La presencia en las redes sociales, independientemente de por qué las usamos, es moneda corriente en nuestra cotidianeidad. Ya sea por entretenimiento, curiosidad, difusión de servicios, compras, búsqueda de información o para compartir aspectos de nuestra vida, el tiempo que invertimos en este entorno digital ha aumentado exponencialmente en los últimos años. Las empresas buscan aumentar el tiempo de permanencia en sus respectivas plataformas por lo que ofrecen, y seguirán ofreciendo, diversas alterativas de uso en un mismo espacio digital.
Cada comportamiento que tenemos, desde seguir perfiles, mirar un reel, likear una publicación, detenernos en un contenido hasta reaccionar a anuncios, videos o productos, comparte un elemento común: nuestra subjetividad. Definitivamente, volcamos nuestros sentimientos y emociones en estas plataformas.
Detrás de bambalinas, los algoritmos se alimentan de la información que brindamos y nos van ofreciendo determinado contenido, sin que seamos conscientes de cuán permeables somos a lo que capta nuestra atención. Los algoritmos poseen nuestros datos emocionales y dominan la escena digital.
Los procesos de identificación que se viralizan como tendencias son cuantificados, y no sólo definen el mercado sino también marcan el ritmo de las estrategias de marketing. Las plataformas están diseñadas para mantenernos atrapados en una lógica perpetua, en la que cada interacción, cada like, cada vistazo a un contenido, refuerza la dependencia a un sistema que nunca nos satisface por completo, pero que continuamente nos ofrece nuevas formas de consumo.
En los últimos años, la salud mental ha experimentado un crecimiento significativo en términos de visibilidad y conciencia social, y ha generado cambios en la agenda pública en distintas regiones. El impacto de la pandemia de COVID-19 ha puesto en evidencia la vulnerabilidad de la salud mental a nivel global y ha generado un aumento considerable en las demandas de atención psicológica.

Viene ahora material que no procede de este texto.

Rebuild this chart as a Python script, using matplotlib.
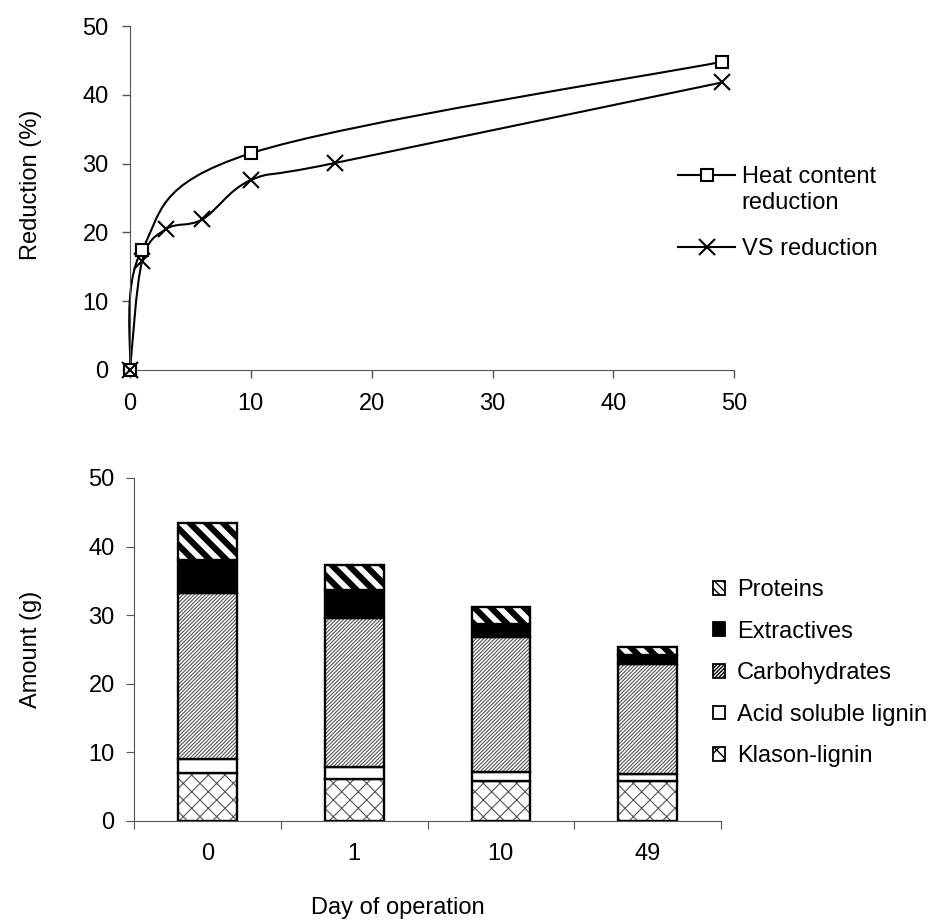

En este sentido, las plataformas digitales tienen un papel ambivalente. Por un lado, se han convertido en un espacio de difusión de servicios de atención psicológica y de contenidos de sensibilización sobre la salud mental donde las personas pueden buscar un acompañamiento profesional que, de otra forma, no encontrarían. Por otro lado, han generado preocupación por la difusión irresponsable de contenidos que no siempre son precisos, ni proporcionados por profesionales capacitados. La lógica de la recomendación algorítmica apunta a captar la atención del usuario y carece de regulación de contenidos en lo que refiere a salud mental.
En muchos casos, las publicaciones promueven el autodiagnóstico y sugieren soluciones rápidas con estrategias de autoayuda superficiales para atravesar diversas situaciones, en lugar de invitar a las personas a buscar un espacio de terapia con profesionales de la salud mental. Otras cuentas ofrecen una diversidad de recursos genéricos para mejorar el bienestar emocional que puede resultar abrumadora. Las personas pueden sentirse que están saturadas de información, sin saber cuál es el dispositivo adecuado para ellas, con la frustración que esto trae.

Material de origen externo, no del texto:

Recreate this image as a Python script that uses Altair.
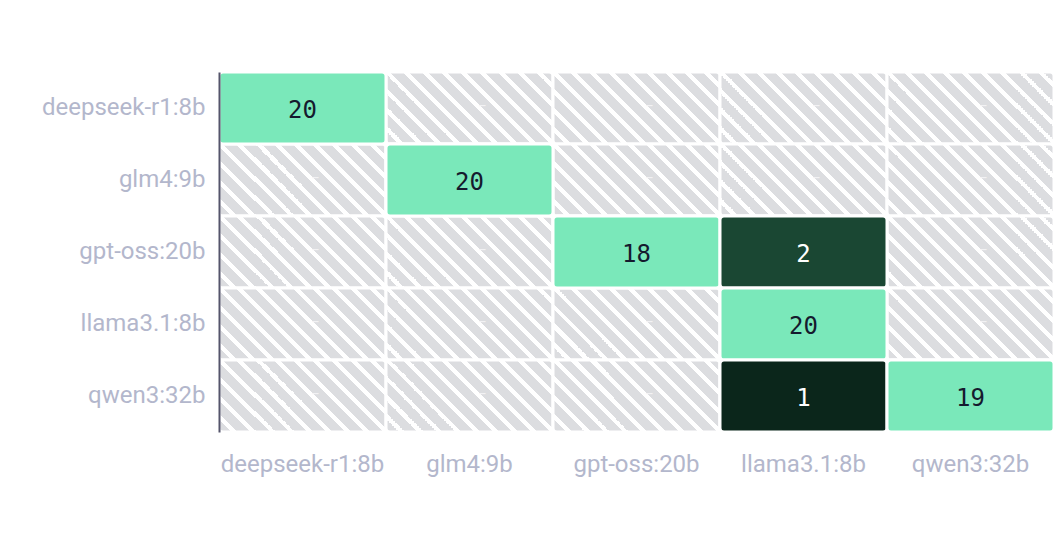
import altair as alt
import pandas as pd

# models (rows = expected, columns = predicted)
models = ["deepseek-r1:8b", "glm4:9b", "gpt-oss:20b", "llama3.1:8b", "qwen3:32b"]
counts = [
    [20, 0, 0, 0, 0],
    [0, 20, 0, 0, 0],
    [0, 0, 18, 2, 0],
    [0, 0, 0, 20, 0],
    [0, 0, 0, 1, 19],
]

rows = []
for i, actual in enumerate(models):
    for j, predicted in enumerate(models):
        rows.append({"actual": actual, "predicted": predicted, "count": counts[i][j]})
df = pd.DataFrame(rows)

W, H = 835, 360
cell_w, cell_h = W / len(models), H / len(models)

# striped fill built from a linear gradient with hard stops (45 degree stripes)
span = cell_w + cell_h
k = span / (cell_w ** 2 + cell_h ** 2)
period, grey = 19, 13
stops = []
n = int(span // period) + 1
for i in range(n):
    a = min(i * period / span, 1)
    b = min((i * period + grey) / span, 1)
    c = min((i + 1) * period / span, 1)
    stops += [
        {"offset": a, "color": "#dcdde0"},
        {"offset": b, "color": "#dcdde0"},
        {"offset": b, "color": "#ffffff"},
        {"offset": c, "color": "#ffffff"},
    ]
hatch = {"gradient": "linear", "x1": 0, "y1": 1, "x2": k * cell_w, "y2": 1 - k * cell_h,
         "stops": stops}

x_enc = alt.X("predicted:N", sort=models, title=None,
              scale=alt.Scale(paddingInner=0, paddingOuter=0),
              axis=alt.Axis(orient="bottom", domain=False, ticks=False, labelAngle=0,
                            labelPadding=20, labelBaseline="top"))
y_enc = alt.Y("actual:N", sort=models, title=None,
              scale=alt.Scale(paddingInner=0, paddingOuter=0),
              axis=alt.Axis(domain=True, domainColor="#55556b", domainWidth=2,
                            ticks=False, labelPadding=14))

base = alt.Chart(df).encode(x=x_enc, y=y_enc)

background = base.mark_rect(fill=hatch, stroke="white", strokeWidth=3, cornerRadius=4)

dashes = base.mark_text(text="–", fontSize=15, color="#f2f2f4", dx=13, dy=-3,
                        font="DejaVu Sans").transform_filter("datum.count == 0")

cells = base.mark_rect(stroke="white", strokeWidth=3, cornerRadius=4).encode(
    color=alt.Color("count:Q", legend=None,
                    scale=alt.Scale(domain=[1, 2, 18, 20],
                                    range=["#0b261b", "#1a4733", "#7ae8ba", "#7ae8ba"]))
).transform_filter("datum.count > 0")

labels = base.mark_text(fontSize=24, font="DejaVu Sans Mono", dy=3).encode(
    text="count:Q",
    color=alt.condition("datum.count >= 10", alt.value("#151a2e"), alt.value("#ffffff")),
).transform_filter("datum.count > 0")

chart = alt.layer(background, dashes, cells, labels).properties(
    width=W, height=H,
    autosize=alt.AutoSizeParams(type="none"),
    padding={"left": 211, "top": 64, "right": 0, "bottom": 60},
).configure_axis(
    labelFont="Roboto", labelFontSize=24, labelColor="#b3b7cc", grid=False
).configure_view(strokeWidth=0)

chart.save("out.html", embed_options={"renderer": "svg", "actions": False})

En otros casos, se observa una tendencia a que ciertas figuras compartan sus emociones, como una forma de generar cercanía y ser «marca personal», es decir, se ofrecen a sí mismos como modelos identificatorios de superación. Cabe aclarar que muchas de ellas lo hacen sin la debida recomendación de buscar profesionales capacitados y habilitados para trabajar problemas de salud mental.
La vulnerabilidad genera una entrañable conexión emocional con la audiencia, constituyéndose hoy como una de las estrategias de marketing más imbatible.
La viralización de este tipo de contenidos irresponsables sobre salud mental es preocupante.
Vivimos una revolución tecnológica y la vida digital tiene cada vez más importancia en nuestra existencia. El funcionamiento de los algoritmos busca que el tiempo de permanencia y la conexión en estas plataformas sea cada vez mayor. Así, promueven productos o servicios en función de la recolección de datos emocionales utilizando nuestros sentimientos y estados de ánimo como herramienta en sus estrategias publicitarias. La mercantilización de las emociones y su monetización en la economía digital es un hecho.
En este contexto, es crucial que comencemos a reflexionar sobre cómo abordar este fenómeno que atraviesa varias generaciones ya que plantea un desafío ético, político y social. Sería importante promover la concientización sobre el funcionamiento de las redes sociales, trabajar para implementar marcos regulatorios que protejan la privacidad emocional, desarrollar estrategias de educación digital e impulsar una posición activa y crítica frente a ellas.
La interacción entre la tecnología, las redes sociales y los nuevos modelos económicos está configurando una nueva realidad sin que todavía podamos vislumbrar cómo será el escenario y el impacto para la salud mental.